Write out nothing but the lines from the first line of the entries below through the line with "bg = '#E8F6FE'"; no pictures go in.

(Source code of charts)
(begin)

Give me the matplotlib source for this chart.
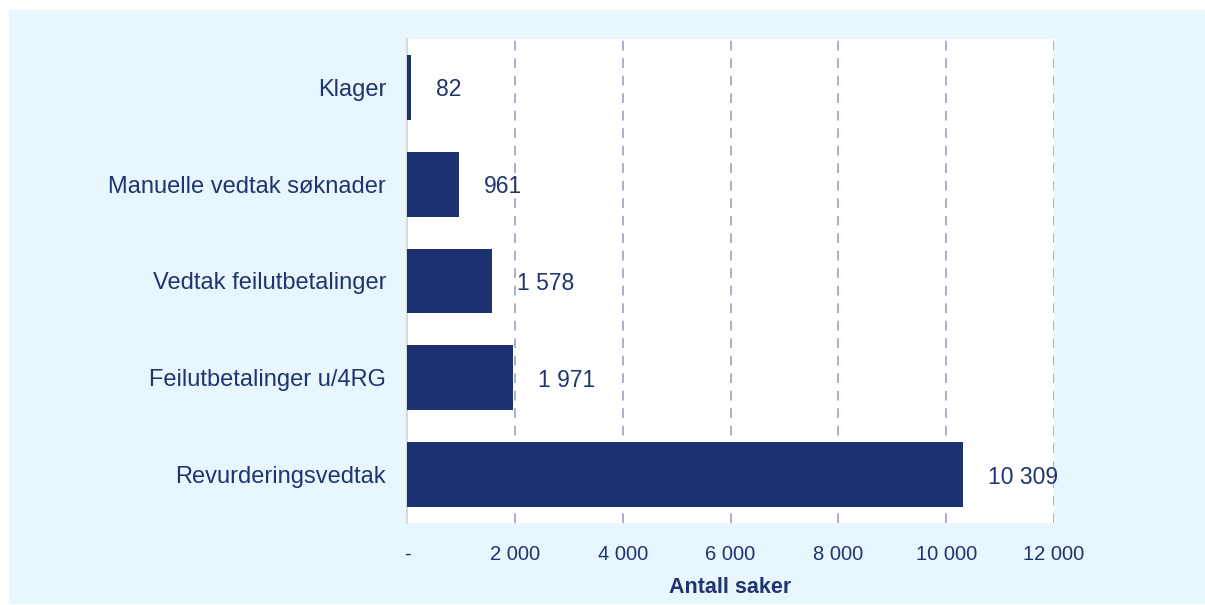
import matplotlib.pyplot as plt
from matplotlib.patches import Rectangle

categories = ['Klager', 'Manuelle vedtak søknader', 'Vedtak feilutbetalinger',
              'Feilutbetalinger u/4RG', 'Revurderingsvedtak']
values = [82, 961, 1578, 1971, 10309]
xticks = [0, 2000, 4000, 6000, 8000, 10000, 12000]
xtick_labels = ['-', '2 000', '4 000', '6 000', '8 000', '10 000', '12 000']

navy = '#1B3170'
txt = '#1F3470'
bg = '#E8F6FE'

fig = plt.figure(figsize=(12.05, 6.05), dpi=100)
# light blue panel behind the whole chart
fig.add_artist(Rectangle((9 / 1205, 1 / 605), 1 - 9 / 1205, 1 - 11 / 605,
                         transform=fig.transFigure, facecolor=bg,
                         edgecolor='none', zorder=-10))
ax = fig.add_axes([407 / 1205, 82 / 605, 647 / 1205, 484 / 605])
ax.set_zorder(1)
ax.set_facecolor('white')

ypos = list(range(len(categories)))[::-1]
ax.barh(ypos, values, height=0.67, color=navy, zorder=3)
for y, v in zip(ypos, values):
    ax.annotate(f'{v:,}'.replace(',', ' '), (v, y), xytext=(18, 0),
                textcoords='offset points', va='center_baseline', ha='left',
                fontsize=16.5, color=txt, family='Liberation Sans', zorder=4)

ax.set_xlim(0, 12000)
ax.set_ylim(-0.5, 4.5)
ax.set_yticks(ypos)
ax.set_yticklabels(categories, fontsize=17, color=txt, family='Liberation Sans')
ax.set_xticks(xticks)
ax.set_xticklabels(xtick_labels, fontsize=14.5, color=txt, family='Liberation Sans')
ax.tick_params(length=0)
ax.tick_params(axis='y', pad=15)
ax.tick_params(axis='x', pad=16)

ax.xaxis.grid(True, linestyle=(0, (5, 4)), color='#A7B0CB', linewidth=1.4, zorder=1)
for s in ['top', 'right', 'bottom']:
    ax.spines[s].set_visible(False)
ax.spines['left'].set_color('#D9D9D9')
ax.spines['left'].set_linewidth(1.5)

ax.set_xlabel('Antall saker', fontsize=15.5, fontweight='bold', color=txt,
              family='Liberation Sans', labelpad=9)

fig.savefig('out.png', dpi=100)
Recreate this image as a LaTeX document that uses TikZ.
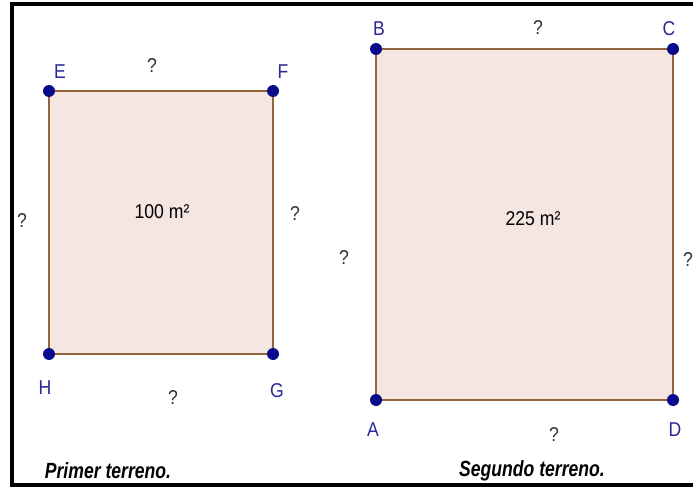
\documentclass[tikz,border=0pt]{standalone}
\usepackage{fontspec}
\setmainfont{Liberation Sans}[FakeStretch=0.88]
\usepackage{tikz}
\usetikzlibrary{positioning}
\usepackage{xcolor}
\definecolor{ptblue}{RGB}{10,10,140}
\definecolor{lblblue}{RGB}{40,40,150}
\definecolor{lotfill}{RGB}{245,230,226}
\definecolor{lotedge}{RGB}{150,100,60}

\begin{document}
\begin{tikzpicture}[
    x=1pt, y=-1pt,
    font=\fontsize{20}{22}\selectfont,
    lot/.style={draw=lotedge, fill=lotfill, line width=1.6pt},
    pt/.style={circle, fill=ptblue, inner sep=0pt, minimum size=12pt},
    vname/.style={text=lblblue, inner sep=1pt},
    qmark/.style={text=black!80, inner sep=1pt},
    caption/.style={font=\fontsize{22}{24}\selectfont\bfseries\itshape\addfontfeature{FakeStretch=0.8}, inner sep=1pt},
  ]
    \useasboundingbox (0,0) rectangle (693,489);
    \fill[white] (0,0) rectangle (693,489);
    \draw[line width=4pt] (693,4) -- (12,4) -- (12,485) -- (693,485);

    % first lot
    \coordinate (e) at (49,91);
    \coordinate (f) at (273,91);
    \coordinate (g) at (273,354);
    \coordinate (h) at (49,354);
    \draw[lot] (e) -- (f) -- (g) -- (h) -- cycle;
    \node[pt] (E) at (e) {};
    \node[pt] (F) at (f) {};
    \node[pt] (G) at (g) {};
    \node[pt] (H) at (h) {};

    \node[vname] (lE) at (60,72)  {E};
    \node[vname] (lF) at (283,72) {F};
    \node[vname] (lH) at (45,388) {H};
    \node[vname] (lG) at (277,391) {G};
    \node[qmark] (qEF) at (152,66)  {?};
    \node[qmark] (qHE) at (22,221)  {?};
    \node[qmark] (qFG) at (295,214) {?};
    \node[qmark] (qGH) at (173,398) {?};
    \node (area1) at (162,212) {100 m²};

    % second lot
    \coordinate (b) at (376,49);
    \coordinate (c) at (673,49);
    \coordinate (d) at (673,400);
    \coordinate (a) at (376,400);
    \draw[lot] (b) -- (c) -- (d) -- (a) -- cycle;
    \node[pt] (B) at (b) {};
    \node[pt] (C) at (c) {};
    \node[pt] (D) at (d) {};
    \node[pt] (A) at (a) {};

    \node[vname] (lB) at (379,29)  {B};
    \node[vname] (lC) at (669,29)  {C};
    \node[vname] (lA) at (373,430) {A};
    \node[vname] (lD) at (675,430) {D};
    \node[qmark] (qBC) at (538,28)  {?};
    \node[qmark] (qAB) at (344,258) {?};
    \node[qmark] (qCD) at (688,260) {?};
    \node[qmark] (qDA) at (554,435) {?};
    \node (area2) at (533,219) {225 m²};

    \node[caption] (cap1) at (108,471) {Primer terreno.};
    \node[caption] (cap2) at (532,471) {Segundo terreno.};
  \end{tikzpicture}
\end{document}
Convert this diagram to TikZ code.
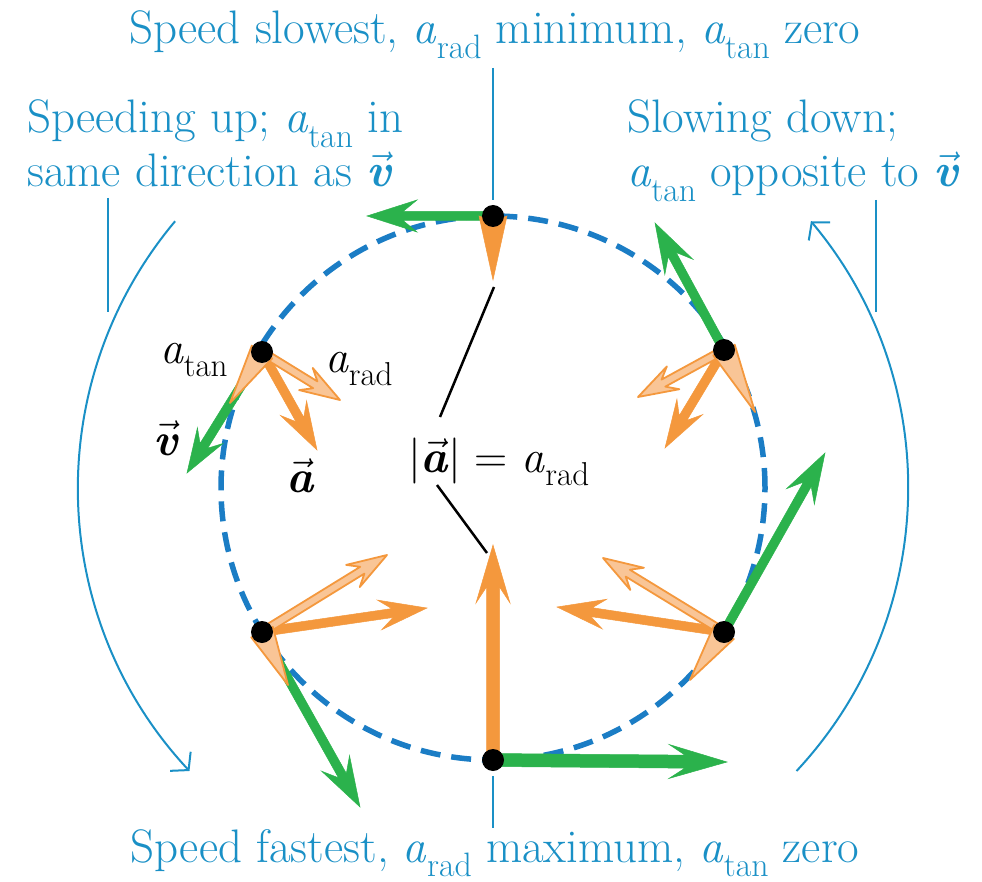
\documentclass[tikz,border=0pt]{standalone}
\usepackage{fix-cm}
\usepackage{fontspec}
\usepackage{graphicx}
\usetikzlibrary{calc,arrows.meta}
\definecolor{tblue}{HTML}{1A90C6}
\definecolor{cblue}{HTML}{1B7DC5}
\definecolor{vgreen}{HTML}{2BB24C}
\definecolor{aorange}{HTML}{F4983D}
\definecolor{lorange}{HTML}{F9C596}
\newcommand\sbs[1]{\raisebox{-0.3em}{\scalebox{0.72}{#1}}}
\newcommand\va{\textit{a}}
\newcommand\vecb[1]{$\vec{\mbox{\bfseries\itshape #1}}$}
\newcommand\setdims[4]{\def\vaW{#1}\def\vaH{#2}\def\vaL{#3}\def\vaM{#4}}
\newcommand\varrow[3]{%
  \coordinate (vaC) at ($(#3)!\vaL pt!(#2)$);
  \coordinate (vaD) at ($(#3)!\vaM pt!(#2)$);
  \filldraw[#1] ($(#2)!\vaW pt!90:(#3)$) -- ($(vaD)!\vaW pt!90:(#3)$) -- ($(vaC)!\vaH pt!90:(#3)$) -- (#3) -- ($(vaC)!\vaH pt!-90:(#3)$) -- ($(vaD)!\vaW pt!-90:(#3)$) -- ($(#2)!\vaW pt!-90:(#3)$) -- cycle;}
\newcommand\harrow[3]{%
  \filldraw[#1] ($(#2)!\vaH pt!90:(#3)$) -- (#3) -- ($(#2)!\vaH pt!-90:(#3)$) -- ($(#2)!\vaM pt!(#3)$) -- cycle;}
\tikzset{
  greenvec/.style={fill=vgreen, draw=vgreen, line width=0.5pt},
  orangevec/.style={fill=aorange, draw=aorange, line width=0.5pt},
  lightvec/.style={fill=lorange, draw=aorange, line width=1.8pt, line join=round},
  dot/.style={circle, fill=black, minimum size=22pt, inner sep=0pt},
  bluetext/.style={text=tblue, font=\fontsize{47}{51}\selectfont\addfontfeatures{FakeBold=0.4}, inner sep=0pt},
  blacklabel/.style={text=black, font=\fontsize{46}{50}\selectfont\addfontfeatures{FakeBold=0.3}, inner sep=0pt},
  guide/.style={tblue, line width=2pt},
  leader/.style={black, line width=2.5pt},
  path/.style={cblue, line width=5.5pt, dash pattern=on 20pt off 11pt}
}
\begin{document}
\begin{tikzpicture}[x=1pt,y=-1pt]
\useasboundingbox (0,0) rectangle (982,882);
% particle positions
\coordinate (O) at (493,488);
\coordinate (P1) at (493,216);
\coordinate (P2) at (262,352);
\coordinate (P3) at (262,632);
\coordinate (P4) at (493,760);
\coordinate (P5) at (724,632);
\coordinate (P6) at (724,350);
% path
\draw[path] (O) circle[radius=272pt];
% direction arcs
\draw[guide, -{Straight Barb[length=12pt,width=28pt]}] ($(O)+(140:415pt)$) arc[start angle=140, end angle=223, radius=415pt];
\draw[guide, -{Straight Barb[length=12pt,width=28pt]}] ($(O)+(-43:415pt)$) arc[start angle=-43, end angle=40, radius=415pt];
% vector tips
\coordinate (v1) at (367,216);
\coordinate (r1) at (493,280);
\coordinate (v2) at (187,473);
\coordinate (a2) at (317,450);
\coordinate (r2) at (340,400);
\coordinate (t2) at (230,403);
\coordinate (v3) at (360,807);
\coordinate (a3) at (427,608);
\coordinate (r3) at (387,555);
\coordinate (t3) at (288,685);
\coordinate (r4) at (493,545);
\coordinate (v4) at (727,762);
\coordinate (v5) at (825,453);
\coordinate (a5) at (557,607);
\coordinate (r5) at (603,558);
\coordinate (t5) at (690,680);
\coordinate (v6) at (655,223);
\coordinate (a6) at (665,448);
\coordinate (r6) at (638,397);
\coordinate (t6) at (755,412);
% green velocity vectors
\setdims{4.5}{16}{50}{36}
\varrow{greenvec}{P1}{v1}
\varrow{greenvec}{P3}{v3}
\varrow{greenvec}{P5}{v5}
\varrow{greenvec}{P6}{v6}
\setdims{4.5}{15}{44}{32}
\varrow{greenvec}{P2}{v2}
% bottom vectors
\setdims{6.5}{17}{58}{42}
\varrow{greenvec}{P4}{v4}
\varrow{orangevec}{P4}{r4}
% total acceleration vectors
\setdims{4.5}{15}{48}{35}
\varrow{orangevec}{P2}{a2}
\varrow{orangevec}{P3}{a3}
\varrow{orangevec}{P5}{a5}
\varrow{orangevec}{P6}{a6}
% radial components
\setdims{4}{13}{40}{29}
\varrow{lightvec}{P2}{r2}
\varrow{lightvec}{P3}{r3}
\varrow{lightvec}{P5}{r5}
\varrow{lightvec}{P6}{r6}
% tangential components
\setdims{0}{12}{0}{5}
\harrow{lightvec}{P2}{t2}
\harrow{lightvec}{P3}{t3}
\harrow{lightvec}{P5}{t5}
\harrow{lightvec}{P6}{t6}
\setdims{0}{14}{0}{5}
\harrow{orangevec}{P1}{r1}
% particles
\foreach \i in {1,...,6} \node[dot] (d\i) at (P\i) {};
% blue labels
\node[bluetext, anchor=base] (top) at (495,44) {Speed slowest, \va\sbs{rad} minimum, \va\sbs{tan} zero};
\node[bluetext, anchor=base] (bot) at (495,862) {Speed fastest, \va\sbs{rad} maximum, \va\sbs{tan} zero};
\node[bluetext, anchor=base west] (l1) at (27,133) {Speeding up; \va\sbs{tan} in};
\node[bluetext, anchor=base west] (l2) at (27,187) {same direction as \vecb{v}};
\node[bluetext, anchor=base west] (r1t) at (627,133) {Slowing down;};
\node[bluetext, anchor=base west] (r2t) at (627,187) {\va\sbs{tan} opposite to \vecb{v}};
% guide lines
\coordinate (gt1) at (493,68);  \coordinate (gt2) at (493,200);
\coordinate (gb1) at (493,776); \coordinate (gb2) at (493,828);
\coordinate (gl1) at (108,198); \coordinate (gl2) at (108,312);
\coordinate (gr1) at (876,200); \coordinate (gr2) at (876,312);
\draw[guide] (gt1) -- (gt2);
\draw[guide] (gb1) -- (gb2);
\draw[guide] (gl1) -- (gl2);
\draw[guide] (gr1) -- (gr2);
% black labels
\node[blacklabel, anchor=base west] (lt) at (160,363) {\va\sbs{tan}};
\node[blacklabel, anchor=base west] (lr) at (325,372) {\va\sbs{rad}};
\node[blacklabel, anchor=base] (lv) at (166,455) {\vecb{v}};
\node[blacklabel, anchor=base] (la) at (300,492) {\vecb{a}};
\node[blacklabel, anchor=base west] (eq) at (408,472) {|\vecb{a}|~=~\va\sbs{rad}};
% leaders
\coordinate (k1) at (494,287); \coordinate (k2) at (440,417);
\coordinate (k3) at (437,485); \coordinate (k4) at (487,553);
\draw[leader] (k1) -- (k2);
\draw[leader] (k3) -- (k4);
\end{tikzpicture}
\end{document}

(end)

### TASK OUTPUT
Give me the matplotlib source for this chart.
import matplotlib.pyplot as plt
from matplotlib.patches import Rectangle

categories = ['Klager', 'Manuelle vedtak søknader', 'Vedtak feilutbetalinger',
              'Feilutbetalinger u/4RG', 'Revurderingsvedtak']
values = [82, 961, 1578, 1971, 10309]
xticks = [0, 2000, 4000, 6000, 8000, 10000, 12000]
xtick_labels = ['-', '2 000', '4 000', '6 000', '8 000', '10 000', '12 000']

navy = '#1B3170'
txt = '#1F3470'
bg = '#E8F6FE'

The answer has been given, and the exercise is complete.